_Set task_: Repeat the full listing below verbatim and keep the images out.

-=-=-=-=-

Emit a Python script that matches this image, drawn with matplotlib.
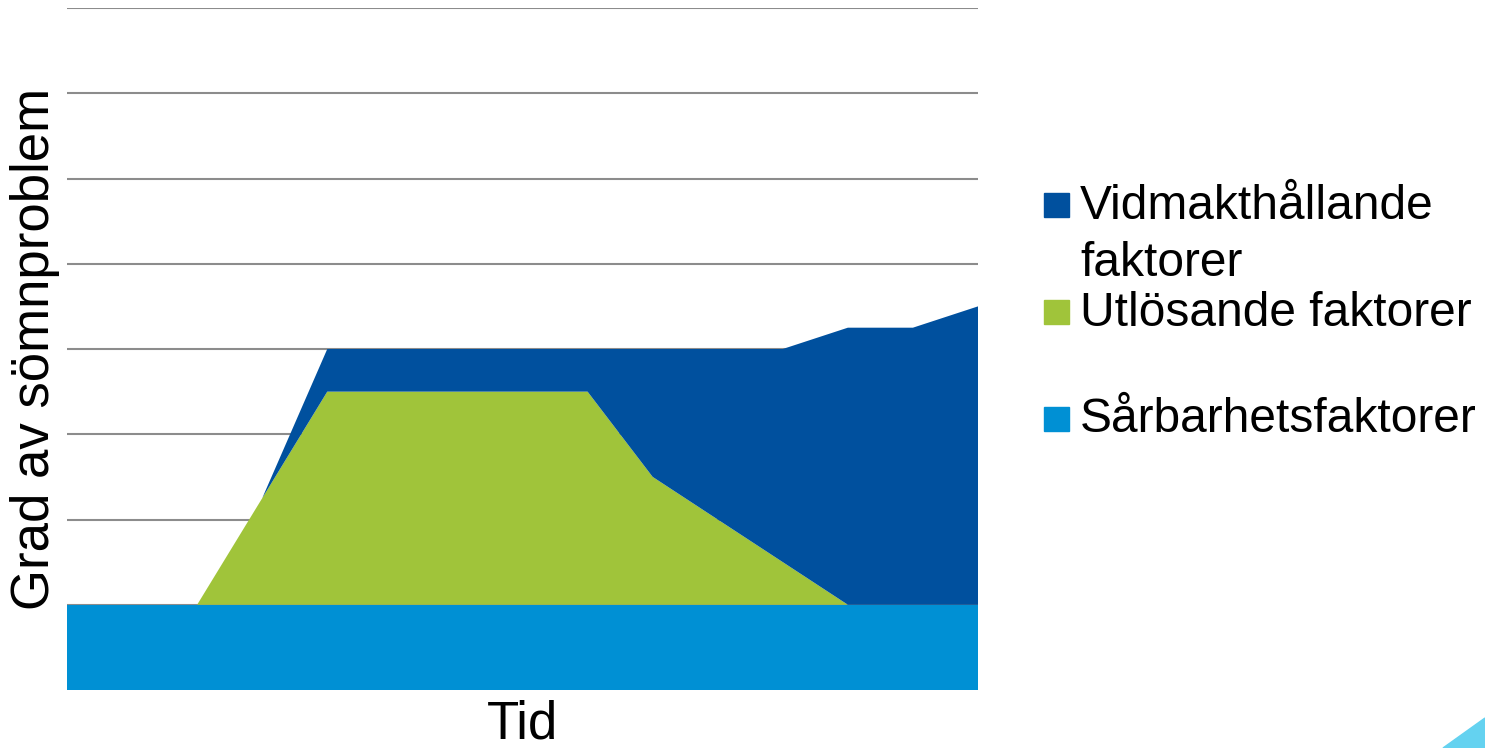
import matplotlib
matplotlib.use("Agg")
from matplotlib import pyplot as plt
from matplotlib.patches import Rectangle, Polygon
import numpy as np

plt.rcParams['font.family'] = ['Liberation Sans', 'DejaVu Sans']

# time steps along the x axis
time_steps = list(range(15))

# stacked layers (bottom to top)
sarbarhet = [1, 1, 1, 1, 1, 1, 1, 1, 1, 1, 1, 1, 1, 1, 1]
utlosande = [0, 0, 0, 1.25, 2.5, 2.5, 2.5, 2.5, 2.5, 1.5, 1.0, 0.5, 0, 0, 0]
vidmakt = [0, 0, 0, 0, 0.5, 0.5, 0.5, 0.5, 0.5, 1.5, 2.0, 2.5, 3.25, 3.25, 3.5]

labels = ["Sårbarhetsfaktorer", "Utlösande faktorer", "Vidmakthållande\nfaktorer"]
colors = ["#0090D4", "#A0C43A", "#00509E"]

axis_font = 38
legend_font = 34.5

fig = plt.figure(figsize=(14.85, 7.48), dpi=100)
ax = fig.add_axes([67 / 1485, 58 / 748, 911 / 1485, 682 / 748])

ax.stackplot(time_steps, sarbarhet, utlosande, vidmakt, colors=colors,
             linewidth=0, zorder=2)

ax.set_xlim(0, 14)
ax.set_ylim(0, 8)
ax.set_yticks(np.arange(0, 9, 1))
ax.set_xticks([])
ax.tick_params(axis='y', length=0, labelleft=False)
ax.grid(axis='y', color='#8C8C8C', linewidth=1.5, zorder=1)
ax.set_axisbelow(True)
for side in ax.spines.values():
    side.set_visible(False)

ax.set_ylabel("Grad av sömnproblem", fontsize=axis_font, labelpad=5)
ax.set_xlabel("Tid", fontsize=axis_font, labelpad=7)

# legend drawn by hand, top entry first
legend_rows = [(labels[2], colors[2], 205, 235),
               (labels[1], colors[1], 312, 313),
               (labels[0], colors[0], 419, 420)]
H = 748.0
for text, color, marker_y, text_y in legend_rows:
    fig.patches.append(Rectangle((1044 / 1485, 1 - (marker_y + 12) / H),
                                 25 / 1485, 24 / H, color=color,
                                 transform=fig.transFigure, figure=fig))
    fig.text(1080 / 1485, 1 - text_y / H, text, fontsize=legend_font,
             va='center', ha='left', linespacing=1.35)

# corner decoration
fig.patches.append(Polygon([(1443 / 1485, 0), (1, 30 / H), (1, 0)],
                           closed=True, color="#64D2F0",
                           transform=fig.transFigure, figure=fig))

plt.savefig("out.png", dpi=100)
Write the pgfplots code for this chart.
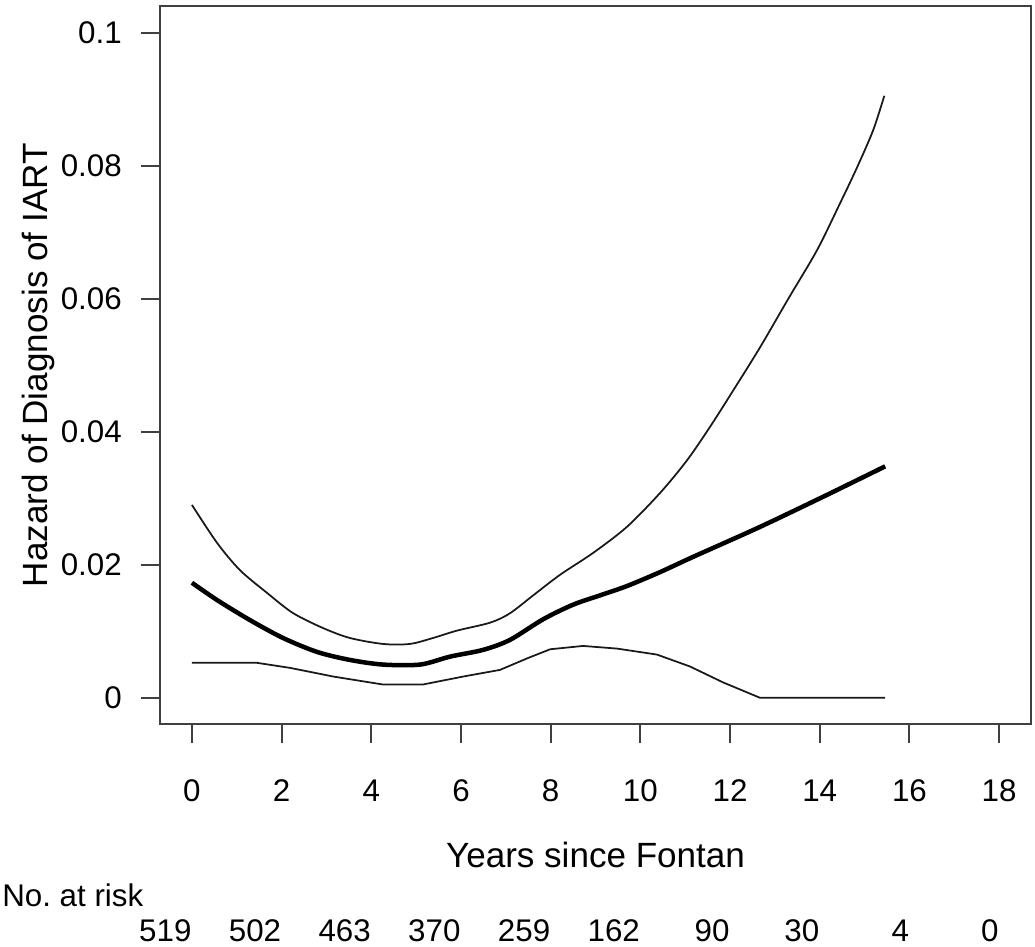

-=-=-=-=-

_Correct answer_:
Emit a Python script that matches this image, drawn with matplotlib.
import matplotlib
matplotlib.use("Agg")
from matplotlib import pyplot as plt
from matplotlib.patches import Rectangle, Polygon
import numpy as np

plt.rcParams['font.family'] = ['Liberation Sans', 'DejaVu Sans']

# time steps along the x axis
time_steps = list(range(15))

# stacked layers (bottom to top)
sarbarhet = [1, 1, 1, 1, 1, 1, 1, 1, 1, 1, 1, 1, 1, 1, 1]
utlosande = [0, 0, 0, 1.25, 2.5, 2.5, 2.5, 2.5, 2.5, 1.5, 1.0, 0.5, 0, 0, 0]
vidmakt = [0, 0, 0, 0, 0.5, 0.5, 0.5, 0.5, 0.5, 1.5, 2.0, 2.5, 3.25, 3.25, 3.5]

labels = ["Sårbarhetsfaktorer", "Utlösande faktorer", "Vidmakthållande\nfaktorer"]
colors = ["#0090D4", "#A0C43A", "#00509E"]

axis_font = 38
legend_font = 34.5

fig = plt.figure(figsize=(14.85, 7.48), dpi=100)
ax = fig.add_axes([67 / 1485, 58 / 748, 911 / 1485, 682 / 748])

ax.stackplot(time_steps, sarbarhet, utlosande, vidmakt, colors=colors,
             linewidth=0, zorder=2)

ax.set_xlim(0, 14)
ax.set_ylim(0, 8)
ax.set_yticks(np.arange(0, 9, 1))
ax.set_xticks([])
ax.tick_params(axis='y', length=0, labelleft=False)
ax.grid(axis='y', color='#8C8C8C', linewidth=1.5, zorder=1)
ax.set_axisbelow(True)
for side in ax.spines.values():
    side.set_visible(False)

ax.set_ylabel("Grad av sömnproblem", fontsize=axis_font, labelpad=5)
ax.set_xlabel("Tid", fontsize=axis_font, labelpad=7)

# legend drawn by hand, top entry first
legend_rows = [(labels[2], colors[2], 205, 235),
               (labels[1], colors[1], 312, 313),
               (labels[0], colors[0], 419, 420)]
H = 748.0
for text, color, marker_y, text_y in legend_rows:
    fig.patches.append(Rectangle((1044 / 1485, 1 - (marker_y + 12) / H),
                                 25 / 1485, 24 / H, color=color,
                                 transform=fig.transFigure, figure=fig))
    fig.text(1080 / 1485, 1 - text_y / H, text, fontsize=legend_font,
             va='center', ha='left', linespacing=1.35)

# corner decoration
fig.patches.append(Polygon([(1443 / 1485, 0), (1, 30 / H), (1, 0)],
                           closed=True, color="#64D2F0",
                           transform=fig.transFigure, figure=fig))

plt.savefig("out.png", dpi=100)
Write the pgfplots code for this chart.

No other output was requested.